Is it fate when something bad happens, or good things, for that matter? Kismet? God’s will? Hell no. Shit happens. What you do with these experiences is what matters. Does the experience break you or teach you something valuable? Do you accept that this terrible thing happened, and find the lessons there, the gratitude, huge overarching gratitude, that he or she wasn’t called, but survived, even if diminished, he or she survived. Nearly 16 years ago I torqued my knee in a dance class and it changed the course of my life. It led me into leading a life of chronic pain and you know what? I have learned a lot. I have learned so much that I almost, not quite but almost, appreciate all that has happened. “Gratitude” is my guiding force. I have many physical limitations but I can go contra dancing and dance every dance, from the first dance to the last waltz, for 3 hours, 2 or 3 times a week. Gratitude?  Big time.

Martha Beck wrote: No part of your experience is wasted. Everything you’ve experienced so far is part of what you were meant to learn. I would say, everything you’ve experienced is an opportunity to learn something.

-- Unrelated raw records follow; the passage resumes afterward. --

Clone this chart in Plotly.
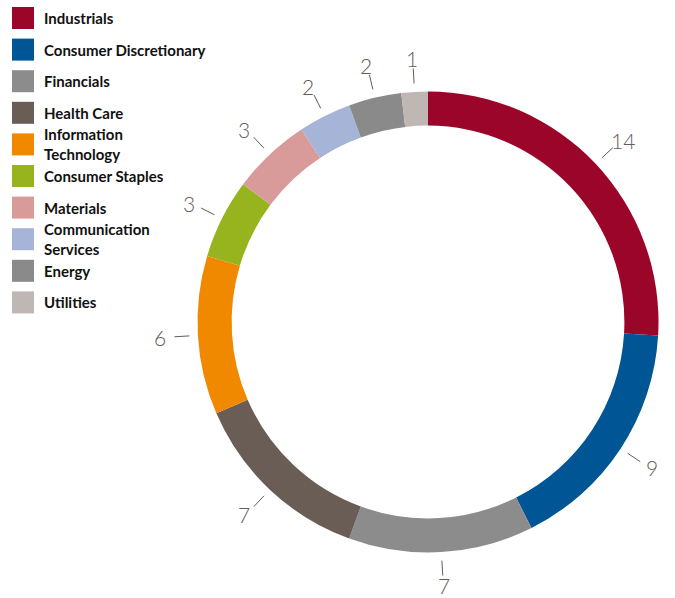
import math
import plotly.graph_objects as go

sectors = ["Industrials", "Consumer Discretionary", "Financials", "Health Care",
           "Information Technology", "Consumer Staples", "Materials",
           "Communication Services", "Energy", "Utilities"]
legend_text = ["Industrials", "Consumer Discretionary", "Financials", "Health Care",
               "Information<br>Technology", "Consumer Staples", "Materials",
               "Communication<br>Services", "Energy", "Utilities"]
counts = [14, 9, 7, 7, 6, 3, 3, 2, 2, 1]
colors = ["#9b0529", "#005594", "#8c8c8c", "#6a5d56", "#f08900", "#97b41e",
          "#d99b99", "#a6b4d8", "#8a8a8a", "#bfb7b3"]

W, H = 675, 598
cx, cy, R = 428, 322, 230.5
hole = 0.852

fig = go.Figure(go.Pie(
    labels=sectors, values=counts, sort=False, direction="clockwise", rotation=0,
    hole=hole, marker=dict(colors=colors, line=dict(width=0)),
    textinfo="none", hoverinfo="label+value", showlegend=False,
    domain=dict(x=[(cx - R) / W, (cx + R) / W],
                y=[(H - cy - R) / H, (H - cy + R) / H]),
))

def px2paper(x, y):
    return x / W, 1 - y / H

total = sum(counts)
cum = 0
shapes = []
annotations = []
label_color = "#645c57"
for v in counts:
    mid = (cum + v / 2) / total * 2 * math.pi
    cum += v
    s, c = math.sin(mid), math.cos(mid)
    x1, y1 = px2paper(cx + 239 * s, cy - 239 * c)
    x2, y2 = px2paper(cx + 254 * s, cy - 254 * c)
    shapes.append(dict(type="line", xref="paper", yref="paper", x0=x1, y0=y1, x1=x2, y1=y2,
                       line=dict(color=label_color, width=1)))
    lx, ly = px2paper(cx + 268 * s, cy - 264 * c)
    annotations.append(dict(x=lx, y=ly, xref="paper", yref="paper", text=str(v),
                            showarrow=False, xanchor="center", yanchor="middle", borderpad=0,
                            font=dict(family="Lato", size=21, color=label_color, weight=300)))

# custom legend
for i, (t, col) in enumerate(zip(legend_text, colors)):
    yc = 18 + i * 31.6
    x0, y0 = px2paper(12, yc - 11)
    x1, y1 = px2paper(34, yc + 11)
    shapes.append(dict(type="rect", xref="paper", yref="paper", x0=x0, y0=y1, x1=x1, y1=y0,
                       fillcolor=col, line=dict(width=0)))
    tx, ty = px2paper(43, yc)
    annotations.append(dict(x=tx, y=ty, xref="paper", yref="paper", text=t, showarrow=False,
                            xanchor="left", yanchor="middle", align="left", borderpad=0,
                            font=dict(family="Lato", size=15, color="#111111", weight="bold")))

fig.update_layout(width=W, height=H, margin=dict(l=0, r=0, t=0, b=0),
                  paper_bgcolor="white", plot_bgcolor="white",
                  shapes=shapes, annotations=annotations)
fig.write_html("out.html")
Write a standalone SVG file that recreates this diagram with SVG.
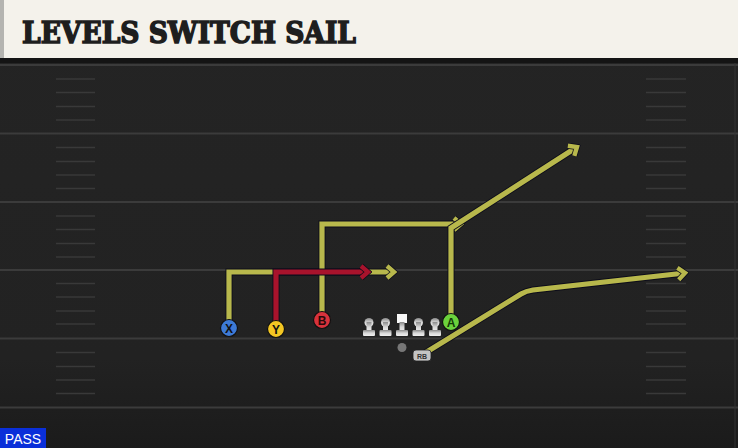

I always loved this quote, don’t know where it comes from: When we come to the edge of all the light we have, and must take a step into the darkness of the unknown, we must believe one of two things. Either we will find something firm to stand on or we will be taught to fly.

Either way, we must discover what really matters. Was that experience the end of the world as we know it, were we, or he, or she called? Or was it a close call, and a cause for celebration?